--- begin Data ---
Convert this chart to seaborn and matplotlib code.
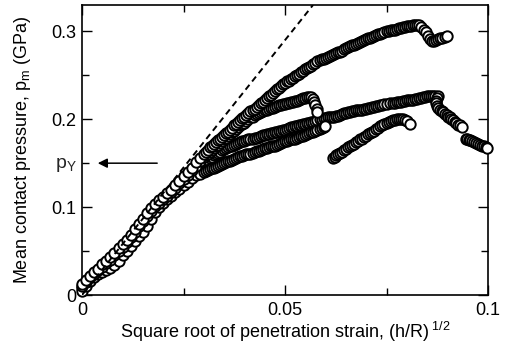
import numpy as np
import pandas as pd
import matplotlib
matplotlib.use("Agg")
import matplotlib.pyplot as plt
from matplotlib.ticker import MultipleLocator, FuncFormatter
import seaborn as sns

# x values are sqrt(h/R) in units of 1e-3, y values are p_m in GPa
a_x = [0, 1, 2, 3, 4, 5, 6, 7, 8, 9, 10, 11, 12, 13, 14, 15, 16, 17, 18, 19,
       20, 21, 22, 23, 24, 25, 26, 27, 28, 29,
       30, 30.5, 31, 31.5, 32, 32.5, 33, 33.5, 34, 34.5, 35, 35.5, 36, 36.5, 37, 37.5,
       38, 38.5, 39, 39.5, 40, 40.5, 41, 41.5, 42, 42.5, 43, 43.5, 44, 44.5, 45, 45.5,
       46, 46.5, 47, 47.5, 48, 48.5, 49, 49.5, 50, 50.5, 51, 51.5, 52, 52.5, 53, 53.5,
       54, 54.5, 55, 55.5, 56, 56.5, 57, 57.5, 58, 58.5, 59, 59.5, 60, 60.5, 61, 61.5,
       62, 62.5, 63, 63.5, 64, 64.5, 65, 65.5, 66, 66.5, 67, 67.5, 68, 68.5, 69, 69.5,
       70, 70.5, 71, 71.5, 72, 72.5, 73, 73.5, 74, 74.5, 75, 75.5, 76, 76.5, 77, 77.5,
       78, 78.5, 79, 79.5, 80, 80.5, 81, 81.5, 82, 82.5, 83,
       83.6, 84.2, 84.8, 85.3, 85.7, 86.2, 86.6, 87.1, 87.6, 88.2, 88.7, 89.3, 89.9]
a_y = [0.012, 0.017, 0.022, 0.026, 0.030, 0.035, 0.039, 0.043, 0.048, 0.053,
       0.058, 0.063, 0.068, 0.075, 0.081, 0.087, 0.093, 0.099, 0.104, 0.108,
       0.112, 0.116, 0.120, 0.125, 0.130, 0.135, 0.140, 0.145, 0.151, 0.156,
       0.161, 0.163, 0.165, 0.168, 0.170, 0.172, 0.174, 0.176, 0.178, 0.180, 0.182, 0.184,
       0.186, 0.188, 0.190, 0.193, 0.195, 0.197, 0.199, 0.201, 0.203, 0.205, 0.207, 0.209,
       0.211, 0.212, 0.214, 0.216, 0.218, 0.220, 0.222, 0.224, 0.226, 0.228, 0.230, 0.232,
       0.234, 0.236, 0.238, 0.240, 0.241, 0.243, 0.244, 0.246, 0.247, 0.249, 0.250, 0.252,
       0.254, 0.255, 0.257, 0.258, 0.260, 0.261, 0.263, 0.264, 0.266, 0.267, 0.268, 0.269,
       0.270, 0.271, 0.272, 0.273, 0.274, 0.275, 0.276, 0.277, 0.278, 0.280, 0.281, 0.282,
       0.283, 0.284, 0.285, 0.286, 0.287, 0.288, 0.289, 0.290, 0.291, 0.292, 0.293, 0.294,
       0.295, 0.296, 0.297, 0.297, 0.298, 0.299, 0.300, 0.300, 0.301, 0.302, 0.302, 0.303,
       0.304, 0.304, 0.305, 0.305, 0.306, 0.306, 0.306, 0.307, 0.307, 0.307, 0.307,
       0.305, 0.302, 0.299, 0.295, 0.291, 0.289, 0.289, 0.290, 0.291, 0.292, 0.293, 0.294, 0.295]

b_x = [0, 1, 2, 3, 4, 5, 6, 7, 8, 9, 10, 11, 12, 13, 14, 15, 16, 17, 18, 19,
       20, 21, 22, 23, 24, 25, 26, 27, 28, 29,
       30, 30.5, 31, 31.5, 32, 32.5, 33, 33.5, 34, 34.5, 35, 35.5, 36, 36.5, 37, 37.5,
       38, 38.5, 39, 39.5, 40, 40.5, 41, 41.5, 42, 42.5, 43, 43.5, 44, 44.5, 45, 45.5,
       46, 46.5, 47, 47.5, 48, 48.5, 49, 49.5, 50, 50.5, 51, 51.5, 52, 52.5, 53, 53.5,
       54, 54.5, 55, 55.5, 56, 56.5, 56.9, 57.2, 57.5, 57.8, 58.0]
b_y = [0.010, 0.015, 0.020, 0.024, 0.028, 0.032, 0.036, 0.040, 0.045, 0.050,
       0.055, 0.060, 0.066, 0.072, 0.078, 0.084, 0.090, 0.096, 0.101, 0.105,
       0.109, 0.113, 0.117, 0.122, 0.127, 0.132, 0.137, 0.142, 0.147, 0.152,
       0.157, 0.159, 0.161, 0.163, 0.165, 0.167, 0.169, 0.171, 0.173, 0.175, 0.177, 0.179,
       0.181, 0.183, 0.185, 0.187, 0.189, 0.191, 0.193, 0.195, 0.196, 0.198, 0.200, 0.202,
       0.203, 0.205, 0.206, 0.207, 0.208, 0.209, 0.210, 0.211, 0.212, 0.213, 0.213, 0.214,
       0.215, 0.216, 0.216, 0.217, 0.217, 0.218, 0.219, 0.220, 0.220, 0.221, 0.221, 0.222,
       0.223, 0.224, 0.224, 0.225, 0.225, 0.225, 0.223, 0.220, 0.216, 0.212, 0.208]

c_x = [0, 1, 2, 3, 4, 5, 6, 7, 8, 9, 10, 11, 12, 13, 14, 15, 16, 17, 18, 19,
       20, 21, 22, 23, 24, 25, 26, 27, 28, 29,
       30, 30.5, 31, 31.5, 32, 32.5, 33, 33.5, 34, 34.5, 35, 35.5, 36, 36.5, 37, 37.5,
       38, 38.5, 39, 39.5, 40, 40.5, 41, 41.5, 42, 42.5, 43, 43.5, 44, 44.5, 45, 45.5,
       46, 46.5, 47, 47.5, 48, 48.5, 49, 49.5, 50, 50.5, 51, 51.5, 52, 52.5, 53, 53.5,
       54, 54.5, 55, 55.5, 56, 56.5, 57, 57.5, 58, 58.5, 59, 59.5, 60, 60.5, 61, 61.5,
       62, 62.5, 63, 63.5, 64, 64.5, 65, 65.5, 66, 66.5, 67, 67.5, 68, 68.5, 69, 69.5,
       70, 70.5, 71, 71.5, 72, 72.5, 73, 73.5, 74, 74.5, 75, 75.8]
c_y = [0.008, 0.013, 0.018, 0.022, 0.026, 0.030, 0.034, 0.038, 0.043, 0.048,
       0.053, 0.058, 0.063, 0.069, 0.075, 0.081, 0.087, 0.093, 0.098, 0.102,
       0.106, 0.110, 0.114, 0.118, 0.122, 0.127, 0.132, 0.137, 0.142, 0.147,
       0.151, 0.153, 0.154, 0.156, 0.157, 0.159, 0.160, 0.162, 0.163, 0.165, 0.166, 0.167,
       0.168, 0.169, 0.170, 0.171, 0.172, 0.173, 0.174, 0.175, 0.175, 0.176, 0.177, 0.178,
       0.178, 0.179, 0.179, 0.180, 0.181, 0.182, 0.182, 0.183, 0.183, 0.184, 0.184, 0.185,
       0.186, 0.187, 0.187, 0.188, 0.188, 0.189, 0.190, 0.191, 0.191, 0.192, 0.192, 0.193,
       0.194, 0.195, 0.195, 0.196, 0.196, 0.197, 0.197, 0.198, 0.199, 0.200, 0.200, 0.201,
       0.201, 0.202, 0.202, 0.203, 0.203, 0.204, 0.204, 0.205, 0.206, 0.207, 0.207, 0.208,
       0.208, 0.209, 0.209, 0.210, 0.210, 0.211, 0.211, 0.212, 0.212, 0.213, 0.213, 0.214,
       0.214, 0.215, 0.215, 0.216, 0.216, 0.217, 0.217, 0.218]

e_x = [76.5, 77, 77.5, 78, 78.5, 79, 79.5, 80, 80.5, 81, 81.5, 82, 82.5, 83, 83.5,
       84, 84.5, 85, 85.5, 86, 86.5, 87, 87.7,
       87.5, 87.3, 87.2, 87.4, 87.8, 88.2, 88.6, 89.0, 89.4, 89.8, 90.2, 90.6, 91.0,
       91.4, 91.8, 92.2, 92.6, 93.1, 93.6,
       94.5, 94.9, 95.2, 95.6, 96.0, 96.5, 97.0, 97.5, 98.0, 98.5, 99.0, 99.4, 99.8]
e_y = [0.219, 0.219, 0.220, 0.220, 0.220, 0.221, 0.221, 0.222, 0.222, 0.222, 0.222,
       0.223, 0.223, 0.224, 0.224, 0.225, 0.225, 0.226, 0.226, 0.226, 0.226, 0.227, 0.227,
       0.224, 0.221, 0.218, 0.215, 0.213, 0.211, 0.209, 0.208, 0.206, 0.205, 0.203,
       0.202, 0.200, 0.199, 0.197, 0.196, 0.194, 0.193, 0.191,
       0.178, 0.177, 0.176, 0.176, 0.175, 0.174, 0.173, 0.172, 0.171, 0.170, 0.169, 0.168, 0.167]

d_x = [0, 1, 2, 3, 4, 5, 6, 7, 8, 9, 10, 11, 12, 13, 14, 15, 16, 17, 18, 19,
       20, 21, 22, 23, 24, 25, 26, 27, 28, 29,
       30, 30.5, 31, 31.5, 32, 32.5, 33, 33.5, 34, 34.5, 35, 35.5, 36, 36.5, 37, 37.5,
       38, 38.5, 39, 39.5, 40, 40.5, 41, 41.5, 42, 42.5, 43, 43.5, 44, 44.5, 45, 45.5,
       46, 46.5, 47, 47.5, 48, 48.5, 49, 49.5, 50, 50.5, 51, 51.5, 52, 52.5, 53, 53.5,
       54, 54.5, 55, 55.5, 56, 56.5, 57, 57.5, 58, 58.5, 59, 59.5, 59.9]
d_y = [0.005, 0.010, 0.016, 0.021, 0.024, 0.026, 0.028, 0.031, 0.034, 0.039,
       0.045, 0.050, 0.056, 0.062, 0.067, 0.072, 0.079, 0.087, 0.094, 0.100,
       0.105, 0.109, 0.113, 0.117, 0.121, 0.125, 0.129, 0.133, 0.136, 0.138,
       0.140, 0.141, 0.142, 0.143, 0.144, 0.145, 0.146, 0.147, 0.148, 0.149, 0.150, 0.151,
       0.152, 0.153, 0.154, 0.155, 0.156, 0.157, 0.158, 0.158, 0.159, 0.160, 0.161, 0.161,
       0.162, 0.163, 0.164, 0.164, 0.165, 0.166, 0.167, 0.167, 0.168, 0.169, 0.170, 0.170,
       0.171, 0.172, 0.173, 0.174, 0.175, 0.175, 0.176, 0.177, 0.178, 0.178, 0.179, 0.180,
       0.181, 0.181, 0.182, 0.183, 0.184, 0.185, 0.186, 0.187, 0.188, 0.189, 0.190, 0.191, 0.192]

f_x = [61.8, 62.2, 62.6, 63, 63.5, 64, 64.5, 65, 65.5, 66, 66.5, 67, 67.5, 68, 68.5,
       69, 69.5, 70, 70.5, 71, 71.5, 72, 72.5, 73, 73.5, 74, 74.5, 75, 75.5, 76,
       76.5, 77, 77.5, 78, 78.5, 79, 79.5, 80, 80.8]
f_y = [0.156, 0.157, 0.159, 0.160, 0.162, 0.163, 0.165, 0.166, 0.168, 0.169, 0.171,
       0.172, 0.174, 0.175, 0.177, 0.178, 0.180, 0.181, 0.183, 0.184, 0.186, 0.187,
       0.189, 0.190, 0.192, 0.193, 0.195, 0.196, 0.197, 0.198, 0.199, 0.199, 0.200,
       0.200, 0.200, 0.200, 0.199, 0.198, 0.195]

# Hertzian elastic line
hertz_x = [0, 56.9]
hertz_y = [0, 0.33]
p_yield = 0.15

series = [("C", c_x, c_y), ("E", e_x, e_y), ("D", d_x, d_y),
          ("F", f_x, f_y), ("B", b_x, b_y), ("A", a_x, a_y)]

sns.set_theme(style="ticks")
plt.rcParams['font.family'] = ['Liberation Sans', 'DejaVu Sans']
plt.rcParams['mathtext.fontset'] = 'custom'
plt.rcParams['mathtext.rm'] = 'Liberation Sans'
plt.rcParams['mathtext.it'] = 'Liberation Sans'
font_size = 13

fig = plt.figure(figsize=(5.08, 3.55), dpi=100)
ax = fig.add_axes([82 / 508, 60 / 355, 406 / 508, 290 / 355])

for name, xs, ys in series:
    df = pd.DataFrame({"strain": np.array(xs) / 1000.0, "pm": ys})
    sns.scatterplot(data=df, x="strain", y="pm", ax=ax, color="white",
                    edgecolor="black", linewidth=1.4, s=56, marker="o",
                    clip_on=False, zorder=3)

sns.lineplot(x=np.array(hertz_x) / 1000.0, y=hertz_y, ax=ax, color="black",
             linestyle=(0, (3.2, 2.2)), linewidth=1.4, zorder=4)

ax.annotate("", xy=(0.0032, p_yield), xytext=(0.0192, p_yield),
            arrowprops=dict(arrowstyle="-|>", color="black", lw=1.1,
                            mutation_scale=14))
ax.text(-0.0013, p_yield - 0.002, r"p$_\mathrm{Y}$", ha="right", va="center",
        fontsize=font_size + 1)

ax.set_xlim(0, 0.1)
ax.set_ylim(0, 0.33)
ax.xaxis.set_major_locator(MultipleLocator(0.05))
ax.xaxis.set_minor_locator(MultipleLocator(0.025))
ax.yaxis.set_major_locator(MultipleLocator(0.1))
ax.yaxis.set_minor_locator(MultipleLocator(0.05))
fmt = FuncFormatter(lambda v, pos: "{:g}".format(round(v, 3)))
ax.xaxis.set_major_formatter(fmt)
ax.yaxis.set_major_formatter(fmt)
ax.tick_params(which="both", direction="in", top=True, right=True,
               labelsize=font_size, width=1.0, color="black", labelcolor="black")
ax.tick_params(which="major", length=7)
ax.tick_params(which="minor", length=5)
ax.tick_params(axis="x", which="major", pad=5)
ax.tick_params(axis="y", which="major", pad=4)
for sp in ax.spines.values():
    sp.set_linewidth(1.2)
    sp.set_color("black")

ax.set_xlabel(r"Square root of penetration strain, (h/R)$^{\ 1/2}$",
              fontsize=font_size, color="black")
ax.xaxis.set_label_coords(0.5, -0.085)
ax.set_ylabel(r"Mean contact pressure, p$_\mathrm{m}$ (GPa)",
              fontsize=font_size, color="black")
ax.yaxis.set_label_coords(-0.12, 0.5)

fig.savefig("out.png", dpi=100)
--- end Data ---
Task description
Write out again exactly the lines from the start of the data above through the line containing "import seaborn as sns", inclusive, excluding any pictures.

Result for this task
Convert this chart to seaborn and matplotlib code.
import numpy as np
import pandas as pd
import matplotlib
matplotlib.use("Agg")
import matplotlib.pyplot as plt
from matplotlib.ticker import MultipleLocator, FuncFormatter
import seaborn as sns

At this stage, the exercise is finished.